Problem description –
Can you find the lines of the listing that include "draw" and copy every one?

Data extract –
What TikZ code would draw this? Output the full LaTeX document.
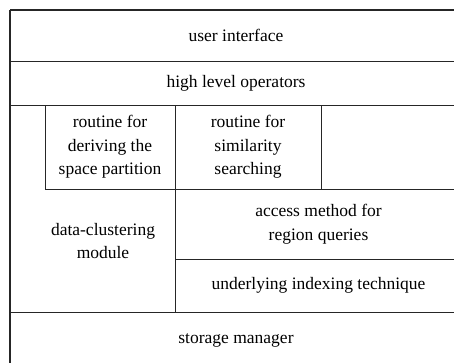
\documentclass[tikz,border=0pt]{standalone}
\usepackage{fontspec}
\setmainfont{Liberation Serif}
\usetikzlibrary{positioning}

\begin{document}
\begin{tikzpicture}[
        x=1pt, y=-1pt,
        layer/.style={rectangle, draw=black!85, line width=0.9pt, inner sep=0pt, outer sep=0pt,
          anchor=north west, align=center, font=\fontsize{17.5}{23.5}\selectfont},
        plain/.style={align=center, font=\fontsize{17.5}{23.5}\selectfont}
      ]
        \useasboundingbox (0,0) rectangle (454,362);
        \clip (0,0) rectangle (454,362);

        \node (ui) [layer, minimum width=452pt, minimum height=51pt] at (10,10) {user interface};
        \node (hlo) [layer, minimum width=452pt, minimum height=44pt] at (ui.south west) {high level operators};

        % middle band: clustering column on the left, query stack on the right
        \node (mid) [layer, minimum width=452pt, minimum height=207pt] at (hlo.south west) {};
        \node (partition) [layer, minimum width=130pt, minimum height=84pt] at (45,105) {routine for\\ deriving the\\ space partition};
        \node (similarity) [layer, minimum width=146pt, minimum height=84pt] at (partition.north east) {routine for\\ similarity\\ searching};
        \node (access) [layer, minimum width=287pt, minimum height=70pt] at (similarity.south west) {access method for\\ region queries};
        \node (indexing) [layer, minimum width=287pt, minimum height=53pt] at (access.south west) {underlying indexing technique};
        \node (cluster) [plain] at (103,241) {data-clustering\\ module};

        \node (storage) [layer, minimum width=452pt, minimum height=56pt] at (mid.south west) {storage manager};

        \draw[line width=2.6pt, black!85] (ui.north west) -- (storage.south west);
        \draw[line width=1.8pt, black!85] (ui.north west) -- (ui.north east);
      \end{tikzpicture}
\end{document}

Solution to this exercise –
What TikZ code would draw this? Output the full LaTeX document.
        layer/.style={rectangle, draw=black!85, line width=0.9pt, inner sep=0pt, outer sep=0pt,
        \draw[line width=2.6pt, black!85] (ui.north west) -- (storage.south west);
        \draw[line width=1.8pt, black!85] (ui.north west) -- (ui.north east);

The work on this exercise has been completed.